Selene shifted in her seat, suddenly looking uncomfortable and glancing worriedly from Lizzie to Emma to me.

“I understand this is a lot of information and I’ve come to your home uninvited,” she said. “I—if you want me to stop at any time I can.”

“Please keep going,” Emma said.

Selene looked to Lizzie, who nodded, then to me.

“Can’t stop now, kid,” I said. “This group loves a good story.”

She nodded. “Where was I?”

“The pen pal,” Lizzie said, leaning forward, her elbows on her knees.

“The pen pal didn’t really exist. At least not in the form of a sixteen-year-old girl. The letters were actually written by the woman in charge of handling the mail that came in and out of the school—and who was part of the network Gisela’s aunt and uncle worked with. Using a code Helene and Gisela had made up during their many walks and talks, she sent letters filled with innocent-sounding details of her life by the ocean, browning her skin in the sun, and luxurious vacations with her imaginary parents. A month in France, a jaunt to Seattle, two weeks in Hawaii...and a long, boring week in her grandmother’s home on the Upper East Side of Manhattan.

“For two years Gisela exchanged letters with this imaginary girl, cementing a narrative. A history.

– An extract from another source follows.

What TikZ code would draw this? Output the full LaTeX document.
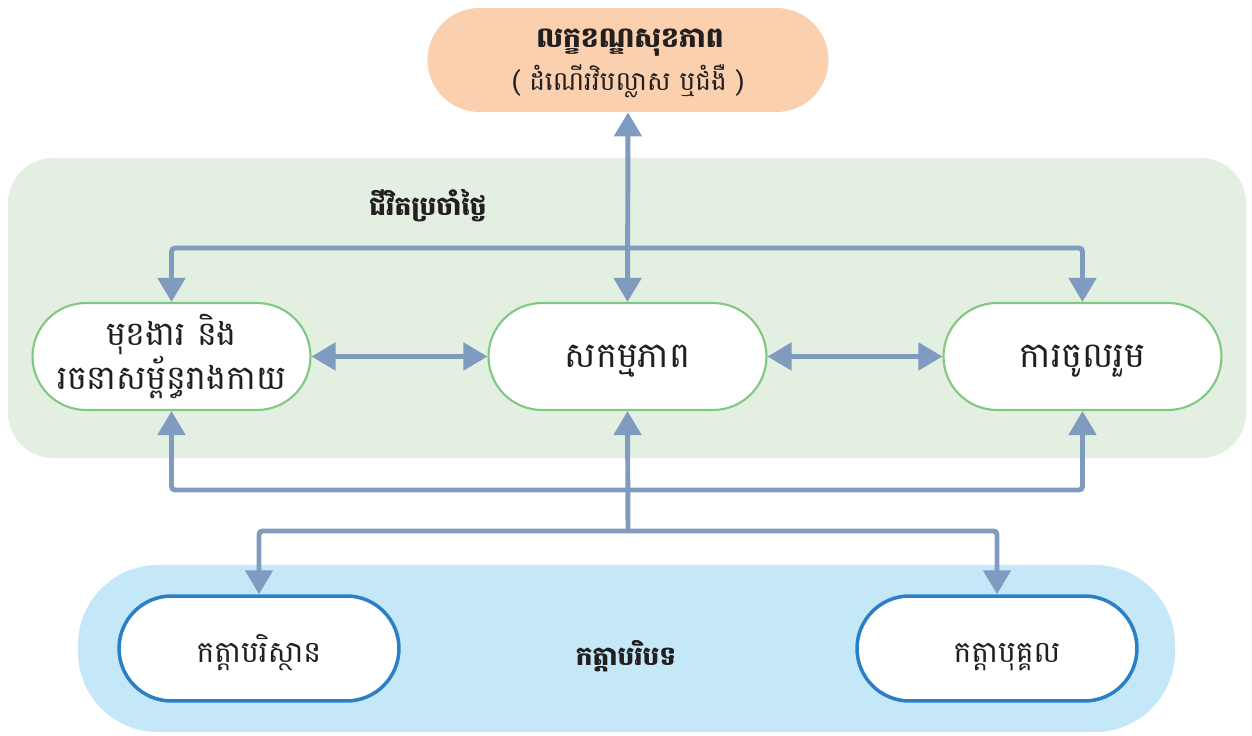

Trust.”

“What about the trusted friend?” Emma asked. “Did she know what she was getting herself into?”

“Indeed,” Selene said. “In fact, there were a few people associated with the Holländer household who knew, as they’d been recommended for hire or introduced to the elder Holländers before Gisela was born. By her aunt Helene.” She looked to me. “She had eyes and ears everywhere in that house.”

“As soon as Gisela landed in California, the woman she’d been exchanging letters with handed her a set of papers. Inside was her new name, a new birthday, and a hometown listed as Manhattan.

“She spoke English, but with a heavy German accent, and so she didn’t say a word on the train that took her cross-country to New York and her aunt Helene, now Victoria, and Uncle Elias, now Frank.

“She was homeschooled until she could speak without a trace of an accent,” Selene said. “Then went to high school, made friends, and on the weekends she volunteered as a candy striper at a nearby hospital with her aunt. It was there she found her love of caring for others. And in the back of her mind...a mission.

“The three of them, Victoria, Frank, and Kate were a tight-knit group. At home they listened constantly to the radio. Due to Uncle Frank’s job, still providing funds for spies overseas, they were privy to information others weren’t about the war coming. After Kate graduated from high school, she immediately enrolled in nursing school. She was determined that if war should come, she would be able to help her fellow Americans. It was her way of trying to make amends for her country’s transgressions.”